Exercise directions: Leave out the pictures and retype only the lines from the opening line to the line that holds "-30, -35, -40];", both ends included.

Stored data:
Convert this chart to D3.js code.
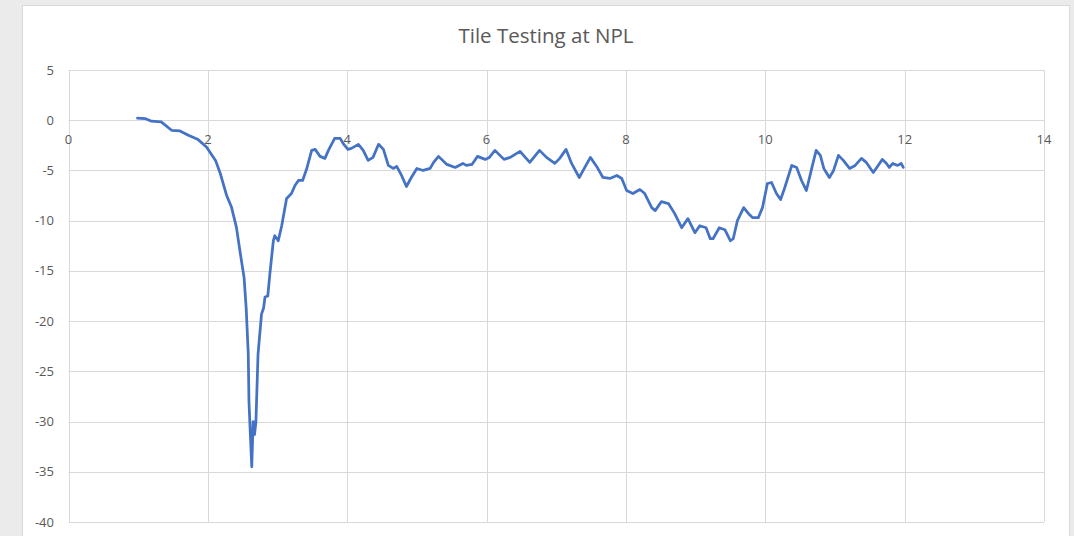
<!DOCTYPE html>
<html>
<head>
<meta charset="utf-8">
<script src="https://cdn.jsdelivr.net/npm/d3@7"></script>
<style>
  body { margin: 0; background: #ebebeb; }
  svg { display: block; }
  .grid line { stroke: #d9d9d9; stroke-width: 1; }
  .tick-label { font-family: "Open Sans", sans-serif; font-size: 13px; fill: #595959; }
</style>
</head>
<body>
<div id="chart"></div>
<script>
width = 1074;
height = 536;

const title = "Tile Testing at NPL";
const xTicks = [0, 2, 4, 6, 8, 10, 12, 14];
const yTicks = [5, 0, -5, -10, -15, -20, -25, -30, -35, -40];

// distance, reading
const points = [
  [0.99, 0.2], [1.1, 0.17], [1.19, -0.1], [1.33, -0.17], [1.48, -1.0], [1.6, -1.07],
  [1.72, -1.5], [1.86, -1.93], [1.98, -2.67], [2.11, -4.0], [2.18, -5.33], [2.27, -7.5],
  [2.34, -8.67], [2.41, -10.67], [2.46, -13], [2.52, -15.67], [2.55, -18.7], [2.58, -23.3],
  [2.59, -28], [2.61, -31.3], [2.63, -34.5], [2.65, -30], [2.67, -31.3], [2.69, -30],
  [2.72, -23.3], [2.77, -19.3], [2.8, -18.7], [2.82, -17.6], [2.86, -17.5], [2.89, -15.3],
  [2.94, -12], [2.96, -11.5], [3.01, -12], [3.06, -10.5], [3.13, -7.8], [3.2, -7.3],
  [3.25, -6.5], [3.3, -6], [3.36, -6], [3.42, -4.8], [3.49, -3.0], [3.54, -2.9],
  [3.61, -3.6], [3.68, -3.8], [3.73, -3.0], [3.82, -1.8], [3.9, -1.8], [3.94, -2.3],
  [4.01, -2.9], [4.06, -2.8], [4.16, -2.4], [4.23, -3.0], [4.3, -4.0], [4.37, -3.7],
  [4.45, -2.4], [4.52, -2.9], [4.59, -4.5], [4.66, -4.8], [4.71, -4.6], [4.78, -5.5],
  [4.85, -6.6], [4.92, -5.7], [5.0, -4.8], [5.09, -5.0], [5.19, -4.8], [5.24, -4.2],
  [5.31, -3.6], [5.43, -4.4], [5.55, -4.7], [5.66, -4.3], [5.71, -4.5], [5.79, -4.4],
  [5.87, -3.6], [5.98, -3.9], [6.04, -3.7], [6.12, -3.0], [6.25, -3.9], [6.34, -3.7],
  [6.48, -3.1], [6.62, -4.2], [6.76, -3.0], [6.86, -3.7], [6.98, -4.3], [7.05, -3.8],
  [7.14, -2.9], [7.22, -4.3], [7.33, -5.7], [7.41, -4.7], [7.49, -3.7], [7.58, -4.6],
  [7.67, -5.7], [7.77, -5.8], [7.87, -5.5], [7.94, -5.8], [8.01, -7.0], [8.1, -7.3],
  [8.2, -6.9], [8.27, -7.3], [8.37, -8.7], [8.42, -9.0], [8.51, -8.1], [8.61, -8.3],
  [8.7, -9.3], [8.8, -10.7], [8.89, -9.8], [8.99, -11.2], [9.06, -10.5], [9.15, -10.7],
  [9.21, -11.8], [9.25, -11.8], [9.34, -10.7], [9.42, -10.9], [9.5, -12.0], [9.54, -11.8],
  [9.6, -10.0], [9.69, -8.7], [9.76, -9.3], [9.82, -9.7], [9.9, -9.7], [9.96, -8.7],
  [10.03, -6.3], [10.09, -6.2], [10.16, -7.3], [10.22, -7.9], [10.28, -6.7], [10.38, -4.5],
  [10.45, -4.7], [10.52, -6.0], [10.59, -7.0], [10.67, -4.7], [10.73, -3.0], [10.79, -3.5],
  [10.84, -4.8], [10.92, -5.7], [10.98, -5.0], [11.05, -3.5], [11.12, -4.0], [11.21, -4.8],
  [11.29, -4.5], [11.38, -3.8], [11.45, -4.2], [11.55, -5.2], [11.62, -4.5], [11.68, -3.9],
  [11.74, -4.3], [11.78, -4.7], [11.83, -4.3], [11.9, -4.5], [11.95, -4.3], [11.98, -4.7]
];

const svg = d3.select("#chart")
              .append("svg")
              .attr("width", width)
              .attr("height", height);

// chart frame
svg.append("rect")
    .attr("x", 22.5).attr("y", 5.5)
    .attr("width", 1047).attr("height", 540)
    .attr("fill", "#ffffff")
    .attr("stroke", "#d9d9d9");

var x = d3.scaleLinear().domain([0, 14]).range([68.5, 1044]);
var y = d3.scaleLinear().domain([5, -40]).range([70, 522]);

svg.append("text")
    .attr("x", 546).attr("y", 43)
    .attr("text-anchor", "middle")
    .style("font-family", "'Open Sans', sans-serif")
    .style("font-size", "20.5px")
    .style("fill", "#595959")
    .text(title);

// grid
var grid = svg.append("g").attr("class", "grid");
grid.selectAll("line.h")
    .data(yTicks)
    .enter().append("line")
      .attr("class", "h")
      .attr("x1", x(0)).attr("x2", x(14))
      .attr("y1", d => Math.round(y(d)) + 0.5)
      .attr("y2", d => Math.round(y(d)) + 0.5);
grid.selectAll("line.v")
    .data(xTicks)
    .enter().append("line")
      .attr("class", "v")
      .attr("x1", d => Math.round(x(d)) + 0.5)
      .attr("x2", d => Math.round(x(d)) + 0.5)
      .attr("y1", y(5)).attr("y2", y(-40));

// y labels
svg.append("g")
  .selectAll("text")
  .data(yTicks)
  .enter().append("text")
    .attr("class", "tick-label")
    .attr("x", 54)
    .attr("y", d => y(d) + 4.5)
    .attr("text-anchor", "end")
    .text(d => d);

// x labels sit under the zero line
svg.append("g")
  .selectAll("text")
  .data(xTicks)
  .enter().append("text")
    .attr("class", "tick-label")
    .attr("x", d => x(d))
    .attr("y", y(0) + 24)
    .attr("text-anchor", "middle")
    .text(d => d);

var line = d3.line()
    .x(d => x(d[0]))
    .y(d => y(d[1]));

svg.append("path")
    .datum(points)
    .attr("d", line)
    .attr("fill", "none")
    .attr("stroke", "#4472c4")
    .attr("stroke-width", 2.75)
    .attr("stroke-linejoin", "round")
    .attr("stroke-linecap", "round");
</script>
</body>
</html>
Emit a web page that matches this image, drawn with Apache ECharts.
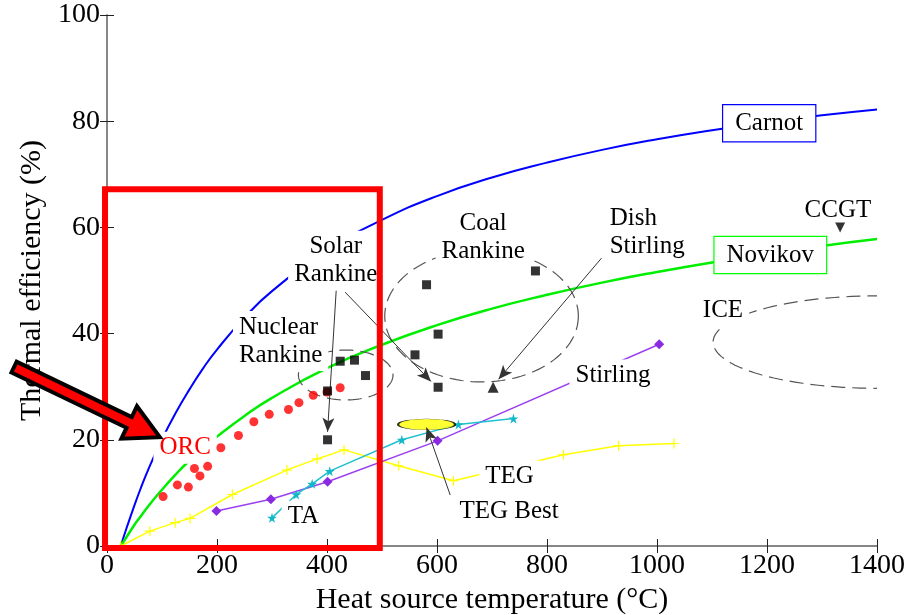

Output below:
Convert this chart to D3.js code.
<!DOCTYPE html>
<html>
<head>
<meta charset="utf-8">
<script src="https://cdn.jsdelivr.net/npm/d3@7"></script>
<style>
  body { margin: 0; background: #ebebeb; }
  svg { display: block; }
  .grid line { stroke: #d9d9d9; stroke-width: 1; }
  .tick-label { font-family: "Open Sans", sans-serif; font-size: 13px; fill: #595959; }
</style>
</head>
<body>
<div id="chart"></div>
<script>
width = 1074;
height = 536;

const title = "Tile Testing at NPL";
const xTicks = [0, 2, 4, 6, 8, 10, 12, 14];
const yTicks = [5, 0, -5, -10, -15, -20, -25, -30, -35, -40];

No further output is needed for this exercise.